La quatorzième édition du festival Gamerz ouvre ce jeudi et vendredi par deux expositions à Marseille et Aix-en-Provence. Makery a rencontré Paul et Quentin Destieu, les pilotes de ce rendez-vous qui a passé le cap des dix ans.
Le festival Gamerz des arts multimédia a la spécificité d’avoir été conçu et d’être dirigé par des artistes. Il est donc particulièrement sensible au soutien de la création sur son territoire, ce qui s’est traduit en une décennie par l’accompagnement de dizaines d’artistes et créateurs dans son Lab Gamerz situé dans le quartier du Bois de l’Aune à Aix-en-Provence. Cette année Gamerz a décidé d’étendre le rayon d’action du festival et ouvrira jeudi par une exposition monographique de Quentin Destieu à la Galerie des grands bains douches à Marseille ; suivie le lendemain par l’ouverture d’une exposition collective à la Fondation Vasarely à Aix-en-Provence. Une édition 2018 qui se place en association avec la Biennale Chroniques des Imaginaires Numériques qui ouvre également ce vendredi à la Friche la Belle de Mai à Marseille. Quentin et Paul Destieu de l’association M2F Créations qui portent le festival ont répondu aux questions de Makery.
Gamerz étend cette année son territoire au-delà de la ville d’Aix-en-Provence. Cela correspond à une volonté de renouveler le projet ?

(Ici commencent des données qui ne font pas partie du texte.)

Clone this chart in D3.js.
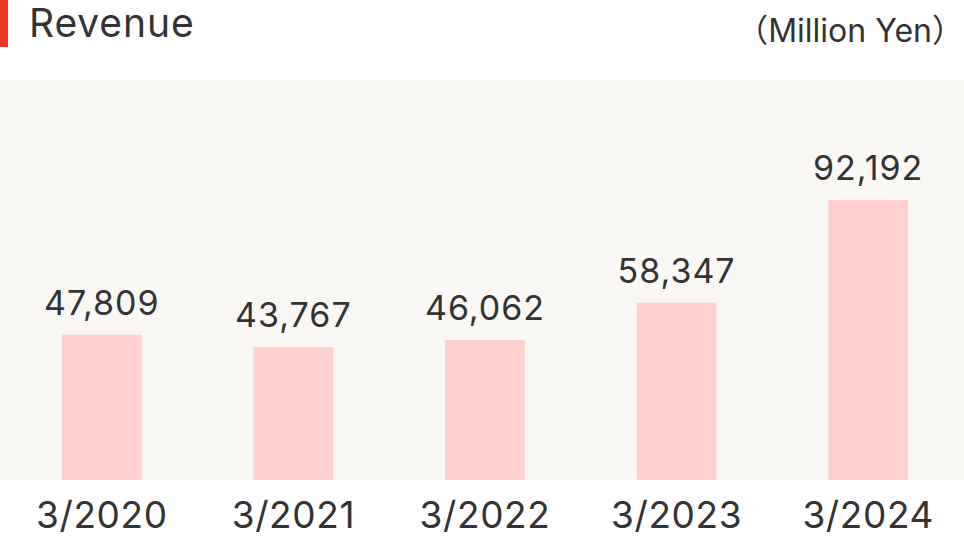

Quentin Destieu : Nous avons fêté la dixième année de l’association l’an dernier avec la treizième édition du festival et avons senti effectivement un besoin de renouvellement du projet. Sylvain Huguet voulait prendre du recul sur les responsabilités associatives, et les moyens et le contexte économique évoluant également, il semblait nécessaire de transformer les orientations de l’association et de considérer de nouvelles options. Nous avons clairement la volonté de conserver les activités que nous menons tout au long de l’année dans nos locaux sur Aix-en-Provence, comme les résidences d’artistes, les ateliers pédagogiques, les ateliers de recherche à destination de l’université et des différentes écoles d’art. Mais le passage à la Métropole Aix-Marseille-Provence en 2016 nous a encouragé à nous rapprocher plus encore de différentes structures marseillaises amies comme Otto Prod, Diffusing Digital Art, Art-Cade et la Galerie des grands bains douches, ou encore le festival Databit.me à Arles. Nous cultivons aussi notre identité par rapport à la Biennale Chroniques, en positionnant Gamerz comme étant également un temps de diffusion des travaux menés dans les résidences que nous organisons à l’année. M2F Créations, qui porte le festival Gamerz, n’est pas qu’une structure de diffusion. Nous voulons vraiment affirmer cette vocation d’aide à la création.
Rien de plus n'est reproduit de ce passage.